Me gustan las vísperas de Reyes, con toda esa gente en la calle, nerviosa, apurando las últimas compras y las penúltimas ilusiones, esa gente que se apelmaza en las aceras aguardando el paso de la cabalgata, con los niños subidos a los hombros, con mil respuestas preparadas para otras mil preguntas. «¿Y tú qué le has pedido a los Reyes?» Algo que no me echarán, quizá porque no he sabido portarme bien. He pedido la abolición completa de la pena de muerte en el mundo. Llevo varios años pidiéndola y parece que algo mejoramos. Se van apuntando a la abolición más países, más estados de los Estados Unidos, más instituciones internacionales. Parece que, aunque poco a poco, vamos cayendo en la cuenta de que no tenemos derecho a decidir sobre la vida de otros, que no nos pertenece, ni siquiera cuando se trata de un reo confeso de crímenes abominables. No, no tenemos derecho a matarlo o a matarla por mucho daño que nos haya hecho. Entender esto es importante y nos ha costado muchos siglos de progreso moral.

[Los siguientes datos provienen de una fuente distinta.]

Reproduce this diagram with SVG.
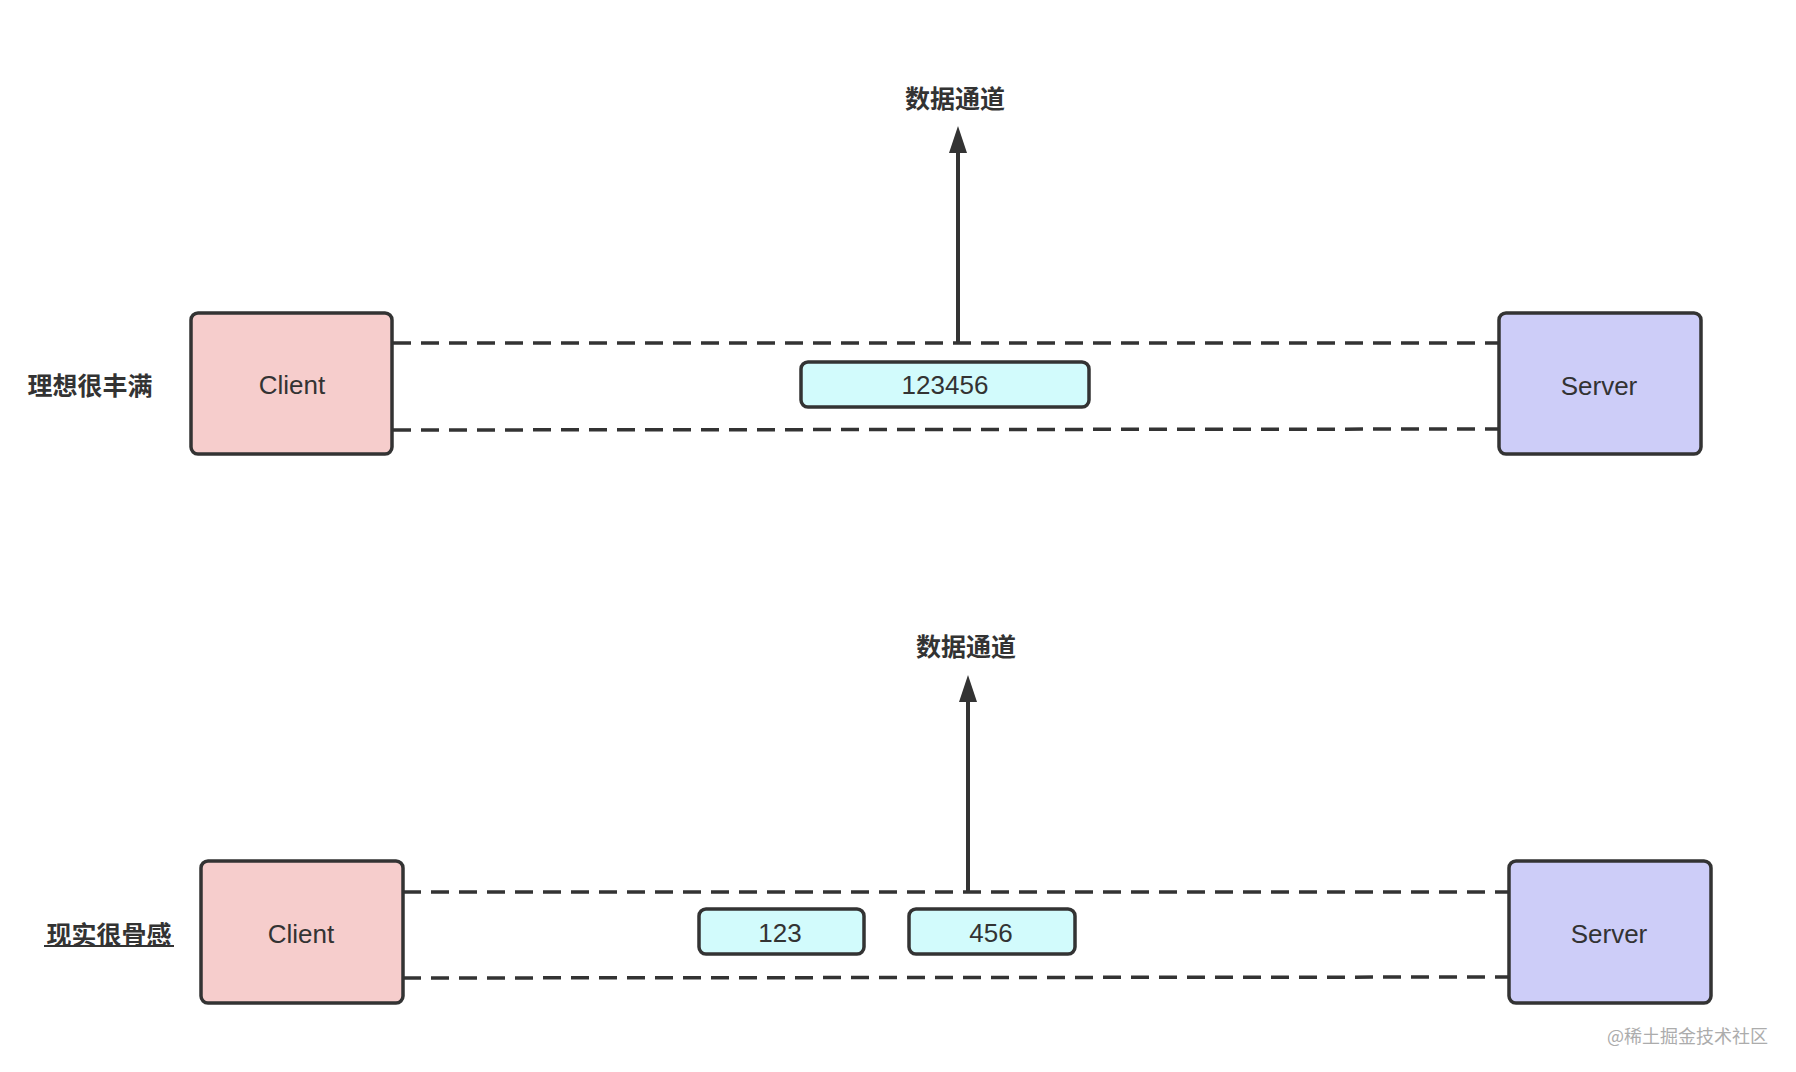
<svg xmlns="http://www.w3.org/2000/svg" width="1796" height="1072" viewBox="0 0 1796 1072">
<style>
.node{stroke:#333333;stroke-width:3.5}
.client{fill:#f6cdcc}
.server{fill:#cdcdf8}
.pkt{fill:#d2fbfc}
.lbl{font-family:"Liberation Sans","Noto Sans",sans-serif;font-size:26px;fill:#333333;text-anchor:middle;dominant-baseline:central}
.cjk{font-family:"Noto Sans CJK SC",sans-serif;font-size:25px;font-weight:bold;fill:#333333;text-anchor:middle;dominant-baseline:central}
.dash{stroke:#333333;stroke-width:3.5;stroke-dasharray:18 10;fill:none}
.shaft{stroke:#333333;stroke-width:4;fill:none}
.head{fill:#333333}
</style>
<rect x="0" y="0" width="1796" height="1072" fill="#ffffff"/>

<g id="connectors">
  <line class="dash" x1="393" y1="343" x2="1499" y2="343"/>
  <line class="dash" x1="393" y1="430" x2="1499" y2="429"/>
  <line class="shaft" x1="958" y1="343" x2="958" y2="150"/>
  <polygon class="head" points="958,126 967,153 949,153"/>
  <line class="dash" x1="403" y1="892" x2="1509" y2="892"/>
  <line class="dash" x1="403" y1="978" x2="1509" y2="977"/>
  <line class="shaft" x1="968" y1="892" x2="968" y2="699"/>
  <polygon class="head" points="968,675 977,702 959,702"/>
</g>

<g id="title-top"><text class="cjk" x="955" y="97">数据通道</text></g>
<g id="label-ideal"><text class="cjk" x="90" y="384">理想很丰满</text></g>

<g id="client-top">
  <rect class="node client" x="191" y="313" width="201" height="141" rx="7"/>
  <text class="lbl" x="292" y="385">Client</text>
</g>
<g id="packet-123456">
  <rect class="node pkt" x="801" y="362" width="288" height="45" rx="7"/>
  <text class="lbl" x="945" y="385">123456</text>
</g>
<g id="server-top">
  <rect class="node server" x="1499" y="313" width="202" height="141" rx="7"/>
  <text class="lbl" x="1599" y="386">Server</text>
</g>

<g id="title-bottom"><text class="cjk" x="966" y="645">数据通道</text></g>
<g id="label-reality">
  <text class="cjk" x="109" y="933">现实很骨感</text>
  <line x1="44" y1="946" x2="174" y2="946" stroke="#333333" stroke-width="2"/>
</g>

<g id="client-bottom">
  <rect class="node client" x="201" y="861" width="202" height="142" rx="7"/>
  <text class="lbl" x="301" y="934">Client</text>
</g>
<g id="packet-123">
  <rect class="node pkt" x="699" y="909" width="165" height="45" rx="7"/>
  <text class="lbl" x="780" y="933">123</text>
</g>
<g id="packet-456">
  <rect class="node pkt" x="909" y="909" width="166" height="45" rx="7"/>
  <text class="lbl" x="991" y="933">456</text>
</g>
<g id="server-bottom">
  <rect class="node server" x="1509" y="861" width="202" height="142" rx="7"/>
  <text class="lbl" x="1609" y="934">Server</text>
</g>

<g id="watermark">
  <text x="1768" y="1035" font-family="Noto Sans CJK SC, sans-serif" font-size="18" fill="#acacac" text-anchor="end" dominant-baseline="central">@稀土掘金技术社区</text>
</g>
</svg>
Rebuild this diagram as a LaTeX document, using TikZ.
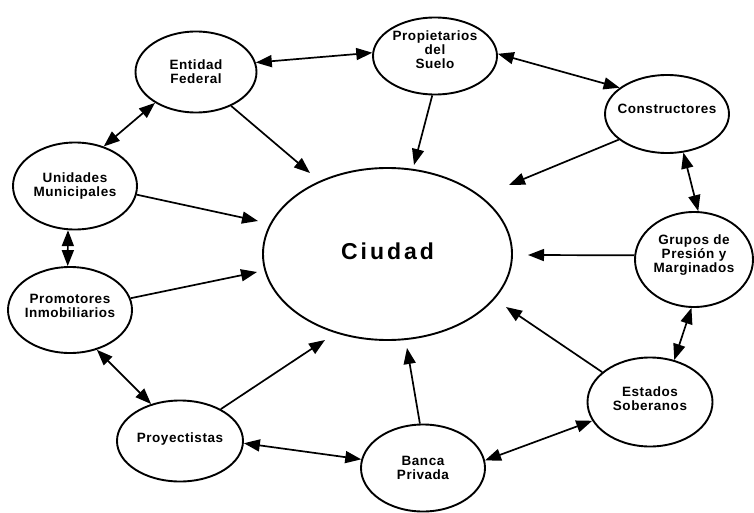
\documentclass[tikz,border=0pt]{standalone}
\usepackage{fontspec}
\setmainfont{Liberation Sans}
\newfontfamily\lblfont[LetterSpace=4]{Liberation Sans}
\newfontfamily\ciufont[LetterSpace=13]{Liberation Sans}
\newcommand\txtup[1]{\rule[-#1]{0pt}{0pt}}
\usetikzlibrary{shapes.geometric,arrows.meta}
\begin{document}
\begin{tikzpicture}[x=1pt,y=-1pt,
  bub/.style={draw, line width=1.9pt, ellipse, inner ysep=0pt, inner xsep=-25pt, align=center,
    font=\lblfont\fontsize{13.5}{14}\selectfont\bfseries},
  arr/.style={line width=1.7pt, -{Triangle[length=16pt,width=12pt]}},
  darr/.style={line width=1.7pt, {Triangle[length=16pt,width=12pt]}-{Triangle[length=16pt,width=12pt]}}]
\useasboundingbox (0,0) rectangle (754,513);

\node[bub, minimum width=249pt, minimum height=172pt, font=\ciufont\fontsize{23}{26}\selectfont\bfseries] (ciu) at (387.5,254) {Ciudad\txtup{6pt}};
\node[bub, minimum width=121pt, minimum height=81pt] (ent) at (196,72) {Entidad\\Federal};
\node[bub, minimum width=124pt, minimum height=77pt] (pro) at (435,56) {Propietarios\\del\\Suelo\txtup{12pt}};
\node[bub, minimum width=124pt, minimum height=78pt] (con) at (667,114) {Constructores\txtup{10pt}};
\node[bub, minimum width=124pt, minimum height=87pt] (uni) at (75,186) {Unidades\\Municipales};
\node[bub, minimum width=124pt, minimum height=86pt] (prm) at (70,310) {Promotores\\Inmobiliarios\txtup{8pt}};
\node[bub, minimum width=118pt, minimum height=95pt] (gru) at (694,259.5) {Grupos de\\Presión y\\Marginados\txtup{11pt}};
\node[bub, minimum width=125pt, minimum height=89pt] (est) at (650,402) {Estados\\Soberanos\txtup{6pt}};
\node[bub, minimum width=126pt, minimum height=81pt] (pry) at (180,441) {Proyectistas\txtup{6pt}};
\node[bub, minimum width=124pt, minimum height=87pt] (ban) at (423,468) {Banca\\Privada};

% arrow tips near Ciudad
\coordinate (t1) at (310,173);
\coordinate (t2) at (414,165);
\coordinate (t3) at (509,185);
\coordinate (t4) at (528,255);
\coordinate (t5) at (506,307);
\coordinate (t6) at (407,348);
\coordinate (t7) at (325,340);
\coordinate (t8) at (257,272);
\coordinate (t9) at (258,221);

\draw[arr] (ent.-44) -- (t1);
\draw[arr] (pro.-94) -- (t2);
\draw[arr] (con.-152) -- (t3);
\draw[arr] (gru.176) -- (t4);
\draw[arr] (est.148) -- (t5);
\draw[arr] (ban.94) -- (t6);
\draw[arr] (pry.38) -- (t7);
\draw[arr] (prm.11) -- (t8);
\draw[arr] (uni.-8) -- (t9);

% double arrows around the ring
\draw[darr] (ent.9) -- (pro.177);
\draw[darr] (pro.2) -- (con.151);
\draw[darr] (con.-67) -- (gru.85);
\draw[darr] (gru.-93) -- (est.60);
\draw[darr] (est.198) -- (ban.7);
\draw[darr] (pry.-2) -- (ban.172);
\draw[darr] (prm.-56) -- (pry.128);
\draw[darr] (uni.-99) -- (prm.93);
\draw[darr] (uni.54) -- (ent.-143);
\end{tikzpicture}
\end{document}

Pero aún falta mucho. Por eso se lo pido año tras año a los Reyes Magos. Porque esta misma semana nos han facilitado los datos de abortos en España y la cifra, que ha crecido por encima del diez por ciento, es terrible. Se vuelve ominosa vista desde otro ángulo: una de cada cien posibles madres ha abortado. Y esos cien mil niños españoles, cuarenta y tres millones en todo el mundo, no nos han hecho nada. Ni siquiera necesitaríamos enredarnos en disquisiciones sobre la justicia y la legítima defensa de la sociedad, como ha ocurrido durante siglos con la pena de muerte. Los matamos y punto, en los mismos países avanzados que claman con toda justicia en favor de la abolición definitiva de la pena de muerte.
A mí, en la cabalgata de hoy, me van a faltar unos cien mil niños. Me muero de vergüenza.